Rick Perry stumps in the Bible Belt

Texas Governor and Republican presidential candidate Rick Perry speaks at the Vines Center on the campus of Liberty University in Lynchburg, Va. on Wednesday Sept. 14, 2011. Perry told students at the nation's largest evangelical university that they should raise their voices to keep Washington politicians from telling them how to live their lives. (AP Photo/News & Daily Advance, Jill Nance)
Jill Nance
Texas Governor and Republican presidential candidate Rick Perry speaks at the Vines Center on the campus of Liberty University in Lynchburg, Va. on Wednesday Sept. 14, 2011.
Jill Nance

Updated 10:30 p.m. ET

LYNCHBURG, Va. -- Stepping up efforts to consolidate his support among evangelical Christian conservatives, Texas Gov. Rick Perry took his campaign to the heart of the Bible Belt at Liberty University, where he strayed from his conventional stump speech and delivered what sounded more like a Sunday sermon than a political pitch.

In a megachurch-like venue, with a gospel band performing a prelude to his remarks, Perry chose not to explicitly mention the other Republican candidates. Neither did he delve into the recent controversy over his comments comparing Social Security to a "a Ponzi scheme" or his decision as governor to require Texas schoolgirls to be vaccinated against HPV, a common sexually transmitted disease linked to cervical cancer. Rather, Perry sought to connect with his large student audience on a highly personal level, describing his early life in rural Paint Creek, Texas, where his family had no indoor plumbing until he was 5. Still, he felt, the family was rich spiritually if not financially.

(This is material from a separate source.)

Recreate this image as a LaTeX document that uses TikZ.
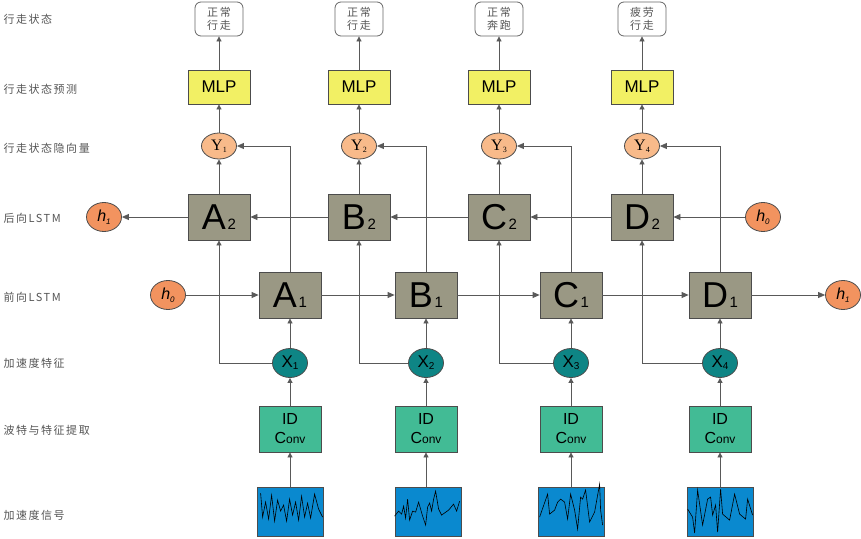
\documentclass[tikz,border=0pt]{standalone}
\usepackage{fontspec}
\setmainfont{Liberation Sans}
\newfontfamily\cjk[LetterSpace=14]{Noto Sans CJK SC}
\newfontfamily\ser{Liberation Serif}
\usetikzlibrary{shapes.geometric,arrows.meta}

\definecolor{lstmgray}{RGB}{154,152,132}
\definecolor{convgreen}{RGB}{66,187,149}
\definecolor{mlpyellow}{RGB}{242,240,100}
\definecolor{ypeach}{RGB}{248,186,138}
\definecolor{horange}{RGB}{242,147,95}
\definecolor{xteal}{RGB}{14,133,133}
\definecolor{sigblue}{RGB}{10,137,207}
\definecolor{txtgray}{RGB}{85,85,85}

\newcommand{\lstmlab}[2]{{\fontsize{36}{36}\selectfont #1}\,{\fontsize{15}{15}\selectfont #2}}
\newcommand{\xlab}[1]{{\fontsize{17}{17}\selectfont X}\raisebox{-2pt}{\fontsize{10}{10}\selectfont #1}}
\newcommand{\ylab}[1]{{\ser\fontsize{16}{16}\selectfont Y}\raisebox{-2pt}{\ser\fontsize{8}{8}\selectfont #1}}
\newcommand{\hlab}[1]{{\itshape\fontsize{16}{16}\selectfont h}\raisebox{-3pt}{\itshape\fontsize{8}{8}\selectfont #1}}
\newcommand{\convlab}{ID\\C{\fontsize{12}{12}\selectfont onv}}

\tikzset{
	line/.style={draw=black!65, line width=0.8pt},
	arr/.style={line, -{Triangle[length=7pt,width=6pt]}},
	sarr/.style={line, -{Triangle[length=5pt,width=5pt]}},
	lstm/.style={draw=black!70, line width=0.8pt, fill=lstmgray, minimum width=62pt, minimum height=46pt, inner sep=0pt},
	conv/.style={draw=black!70, line width=0.8pt, fill=convgreen, minimum width=62pt, minimum height=46pt, inner sep=0pt, align=center, font=\fontsize{16}{19}\selectfont},
	mlp/.style={draw=black!70, line width=0.8pt, fill=mlpyellow, minimum width=62pt, minimum height=34pt, inner sep=0pt, font=\fontsize{17}{17}\selectfont},
	state/.style={draw=black!60, line width=0.8pt, rounded corners=6pt, fill=white, minimum width=48pt, minimum height=34pt, inner sep=0pt, align=center, text=txtgray, font=\cjk\fontsize{11}{12.5}\selectfont},
	xin/.style={ellipse, draw=black!70, line width=0.8pt, fill=xteal, minimum width=35pt, minimum height=29pt, inner sep=0pt},
	yout/.style={ellipse, draw=black!70, line width=0.8pt, fill=ypeach, minimum width=35pt, minimum height=26pt, inner sep=0pt},
	hid/.style={ellipse, draw=black!70, line width=0.8pt, fill=horange, minimum width=35pt, minimum height=29pt, inner sep=0pt},
	sig/.style={draw=black!70, line width=0.8pt, fill=sigblue, minimum width=66pt, minimum height=49pt, inner sep=0pt},
	wave/.style={draw=black, line width=0.6pt},
	rowlab/.style={anchor=west, text=txtgray, font=\cjk\fontsize{11}{11}\selectfont}
}

\begin{document}
\begin{tikzpicture}[x=1pt,y=-1pt]
	\useasboundingbox (0,0) rectangle (861,538);
	% row labels
	\node (l1) at (0,19)[rowlab]{行走状态};
	\node (l2) at (0,89)[rowlab]{行走状态预测};
	\node (l3) at (0,148)[rowlab]{行走状态隐向量};
	\node (l4) at (0,218)[rowlab]{后向LSTM};
	\node (l5) at (0,297)[rowlab]{前向LSTM};
	\node (l6) at (0,363)[rowlab]{加速度特征};
	\node (l7) at (0,430)[rowlab]{波特与特征提取};
	\node (l8) at (0,515)[rowlab]{加速度信号};
	% outputs
	\node (st1) at (219,19)[state]{正常\\行走};
	\node (st2) at (359,19)[state]{正常\\行走};
	\node (st3) at (499,19)[state]{正常\\奔跑};
	\node (st4) at (642,19)[state]{疲劳\\行走};
	\node (mlp1) at (219,87)[mlp]{MLP};
	\node (mlp2) at (359,87)[mlp]{MLP};
	\node (mlp3) at (499,87)[mlp]{MLP};
	\node (mlp4) at (642,87)[mlp]{MLP};
	\node (Y1) at (219,146)[yout]{\ylab{1}};
	\node (Y2) at (359,146)[yout]{\ylab{2}};
	\node (Y3) at (499,146)[yout]{\ylab{3}};
	\node (Y4) at (642,146)[yout]{\ylab{4}};
	% backward LSTM
	\node (A2) at (219,217)[lstm]{\lstmlab{A}{2}};
	\node (B2) at (359,217)[lstm]{\lstmlab{B}{2}};
	\node (C2) at (499,217)[lstm]{\lstmlab{C}{2}};
	\node (D2) at (642,217)[lstm]{\lstmlab{D}{2}};
	\node (h1b) at (104,217)[hid]{\hlab{1}};
	\node (h0b) at (763,217)[hid]{\hlab{0}};
	% forward LSTM
	\node (A1) at (290,295)[lstm]{\lstmlab{A}{1}};
	\node (B1) at (426,295)[lstm]{\lstmlab{B}{1}};
	\node (C1) at (571,295)[lstm]{\lstmlab{C}{1}};
	\node (D1) at (720,295)[lstm]{\lstmlab{D}{1}};
	\node (h0f) at (168,295)[hid]{\hlab{0}};
	\node (h1f) at (843,295)[hid]{\hlab{1}};
	% inputs
	\node (X1) at (290,363)[xin]{\xlab{1}};
	\node (X2) at (426,363)[xin]{\xlab{2}};
	\node (X3) at (571,363)[xin]{\xlab{3}};
	\node (X4) at (720,363)[xin]{\xlab{4}};
	\node (conv1) at (290,429)[conv]{\convlab};
	\node (conv2) at (426,429)[conv]{\convlab};
	\node (conv3) at (571,429)[conv]{\convlab};
	\node (conv4) at (720,429)[conv]{\convlab};
	\node (sig1) at (290,512)[sig]{};
	\node (sig2) at (428,512)[sig]{};
	\node (sig3) at (571,512)[sig]{};
	\node (sig4) at (720,512)[sig]{};
	% waveforms
	\begin{scope}[shift={(sig1.north west)}]
		\draw[wave] (4,6)--(6,30)--(9,15)--(12,32)--(15,8)--(18,34)--(21,13)--(24,24)--(27,18)--(30,34)--(33,12)--(36,28)--(39,15)--(42,33)--(45,9)--(48,30)--(51,16)--(54,31)--(58,7)--(62,22)--(66,30);
	\end{scope}
	\begin{scope}[shift={(sig2.north west)}]
		\draw[wave] (0,29)--(4,24)--(7,27)--(9,19)--(11,31)--(13,12)--(15,33)--(18,24)--(21,25)--(24,15)--(28,29)--(31,38)--(33,20)--(35,16)--(37,24)--(39,12)--(41,4)--(44,22)--(47,28)--(54,23)--(59,17)--(62,24)--(65,14);
	\end{scope}
	\begin{scope}[shift={(sig3.north west)}]
		\draw[wave] (2,30)--(10,7)--(12,27)--(17,23)--(20,15)--(23,12)--(27,15)--(30,32)--(33,7)--(37,23)--(40,42)--(43,10)--(45,12)--(48,3)--(52,35)--(57,25)--(62,-3)--(63,23)--(65,38);
	\end{scope}
	\begin{scope}[shift={(sig4.north west)}]
		\draw[wave] (1,22)--(6,30)--(8,46)--(11,3)--(16,38)--(21,12)--(24,10)--(26,28)--(29,18)--(31,45)--(34,2)--(36,27)--(43,33)--(48,7)--(53,27)--(59,32)--(61,12)--(66,28);
	\end{scope}
	% connectors, forward
	\draw[arr] (h0f)--(A1);
	\draw[arr] (A1)--(B1);
	\draw[arr] (B1)--(C1);
	\draw[arr] (C1)--(D1);
	\draw[arr] (D1)--(h1f);
	% connectors, backward
	\draw[arr] (h0b)--(D2);
	\draw[arr] (D2)--(C2);
	\draw[arr] (C2)--(B2);
	\draw[arr] (B2)--(A2);
	\draw[arr] (A2)--(h1b);
	% columns
	\draw[sarr] (sig1)--(conv1);
	\draw[sarr] (sig2.north -| conv2)--(conv2);
	\draw[sarr] (sig3)--(conv3);
	\draw[sarr] (sig4)--(conv4);
	\draw[sarr] (conv1)--(X1);
	\draw[sarr] (conv2)--(X2);
	\draw[sarr] (conv3)--(X3);
	\draw[sarr] (conv4)--(X4);
	\draw[sarr] (X1)--(A1);
	\draw[sarr] (X2)--(B1);
	\draw[sarr] (X3)--(C1);
	\draw[sarr] (X4)--(D1);
	\draw[sarr] (X1.west) -| (A2.south);
	\draw[sarr] (X2.west) -| (B2.south);
	\draw[sarr] (X3.west) -| (C2.south);
	\draw[sarr] (X4.west) -| (D2.south);
	\draw[arr] (A1.north) |- (Y1.east);
	\draw[arr] (B1.north) |- (Y2.east);
	\draw[arr] (C1.north) |- (Y3.east);
	\draw[arr] (D1.north) |- (Y4.east);
	\draw[sarr] (A2)--(Y1);
	\draw[sarr] (B2)--(Y2);
	\draw[sarr] (C2)--(Y3);
	\draw[sarr] (D2)--(Y4);
	\draw[sarr] (Y1)--(mlp1);
	\draw[sarr] (Y2)--(mlp2);
	\draw[sarr] (Y3)--(mlp3);
	\draw[sarr] (Y4)--(mlp4);
	\draw[sarr] (mlp1)--(st1);
	\draw[sarr] (mlp2)--(st2);
	\draw[sarr] (mlp3)--(st3);
	\draw[sarr] (mlp4)--(st4);
\end{tikzpicture}
\end{document}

Perry made light of his academic struggles, joking that he was in the top 10 of a high school graduating class of 13. After attending Texas A&M and doing a stint in the Air Force as a pilot, Perry said went through a period in which he questioned the purpose of his life, he said, and that his journey brought him to God. His speech was peppered with references to scripture.

"I wasn't one of those people who knew at the age of 12 that he wanted to be a doctor or lawyer or for that matter, a governor or a president," Perry said. "I spent many a night pondering my purpose, talking to God and wondering what to do with this one life among the billions that were on the planet. ... My faith journey is not the story of someone who turned to God because I wanted to. It is because I had nowhere else to turn." He said he believes, "America is going to be guided by some set of values. The question is, whose values? ... I would suggest that most of the people in this audience believe it should be those Christian values that this country was based upon. "

His speech, one of the longest and by far the most personal he has delivered since he got into the race for the GOP nomination a month ago, also included the standard call to arms for young people to engage in political affairs. "You are the generation that grew up in the shadow of 9-11," Perry said. " ... Don't leave it to a bunch of Washington politicians to tell you how to live your life. This is your future that we're debating today. Don't be silent."

Founded in 1971 by iconic evangelist Jerry Falwell Sr., Liberty is said to be the largest Christian university in the world, with 72,000 students. It has been a required pit stop for presidential candidates courting the evangelical vote since the 1980s, and this election cycle is no different. By the end of September, five candidates for the Republican nomination will have spoken here. Rep. Michele Bachmann, R-Minn., is scheduled to appear at Liberty later this month.

Thousands of people, mostly students, gathered in the Vines Center athletics arena to hear Perry speak, with his image broadcast on four jumbotrons around the arena. In addition to the gospel choir, his remarks were prefaced with a prayer.

Jerry Falwell Jr., the founder's son and the school's chancellor, stopped short of endorsing Perry, but showered him with praise, applauded his record as a social and fiscal conservative in Texas, and even compared him to former President Ronald Reagan. "Thirty years ago this fall, as a Liberty freshman, I sat here mesmerized as a conservative governor from a large state told a much smaller convocation gathered about his vision of America," he said. "Ronald Reagan was that governor and he was selected president soon thereafter, and over the following eight years, he returned America to prominence and prosperity and became one of the greatest presidents in the history of America.

"I have a feeling today that history is about to repeat itself."